Surge o primeiro problema, já que é preciso manter vazão mínima de 1 mil m3/segundo no leito original do Rio Xingu para "assegurar a sobrevivência das populações ribeirinhas indígenas e não indígenas ali radicadas". Para tanto será indispensável que funcionem seis máquinas da casa de força complementar, com o uso de vazão total de 1.920 m3/segundo. Mas as vazões previstas tanto para anos de vazão média quanto de vazão mínima não asseguram a manutenção do fluxo mínimo do rio necessário para aquelas populações. Chega-se a um quadro complicado: "Nos anos de vazões médias a casa de força complementar, nos meses de agosto a novembro, será obrigada a gerar energia com todas as suas turbinas, a plena carga, para manter as vazões aceitáveis ambientalmente no trecho morto da Grande Curva do Rio Xingu"; nesses meses "a casa de força principal não terá água para funcionar nenhuma turbina (estarão parados os 18 grupos de turbinas-geradores, no total de 11 mil MW)"; por isso, "nos anos em que ocorrerem vazões mínimas, Belo Monte será desastroso; durante oito meses a água não será suficiente para acionar a plena carga nem mesmo a casa de força complementar; ficarão paradas todas as unidades geradoras da casa de força principal, com 11 mil MW de potência instalada, durante esses oito meses"!

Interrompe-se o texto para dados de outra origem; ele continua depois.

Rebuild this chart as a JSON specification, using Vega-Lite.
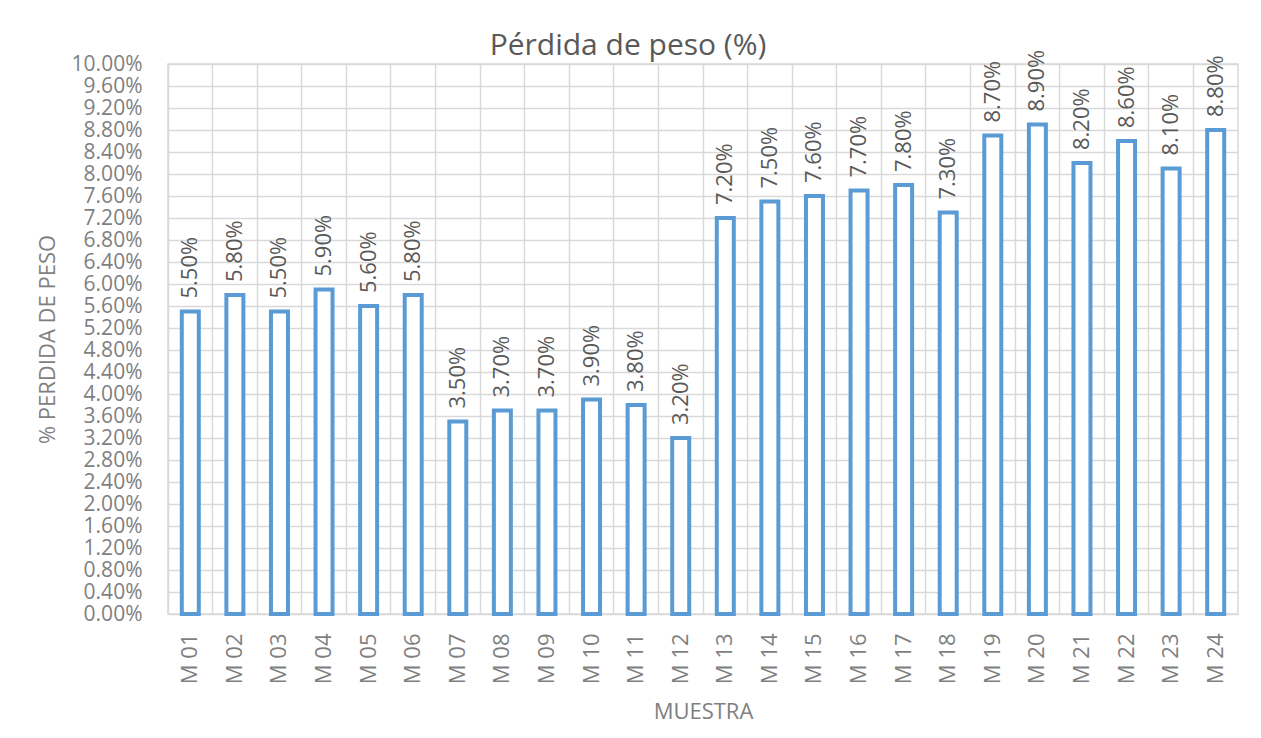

E a "conclusão final" é de que, com o custo de implantação de Belo Monte chegando a pelo menos três quartos do custo de implantação da Usina de Itaipu, mas gerando "apenas um quarto da produção anual de Itaipu (...), não é possível viabilizar-se a construção do aproveitamento hidrelétrico de Belo Monte, em razão da sua baixíssima produtividade, sem que o Tesouro Nacional seja levado a investir, a fundo perdido, por meio das empresas públicas que compuserem a parceria público-privada que for vencedora do leilão e operação do pior projeto de engenharia da história de aproveitamentos hidrelétricos do Brasil e talvez da engenharia mundial. Uma vergonha para nós, engenheiros".
É grave, muito grave. Não podem continuar sem resposta os questionamentos. Principalmente este, partindo de um órgão que expressa pensamento da engenharia.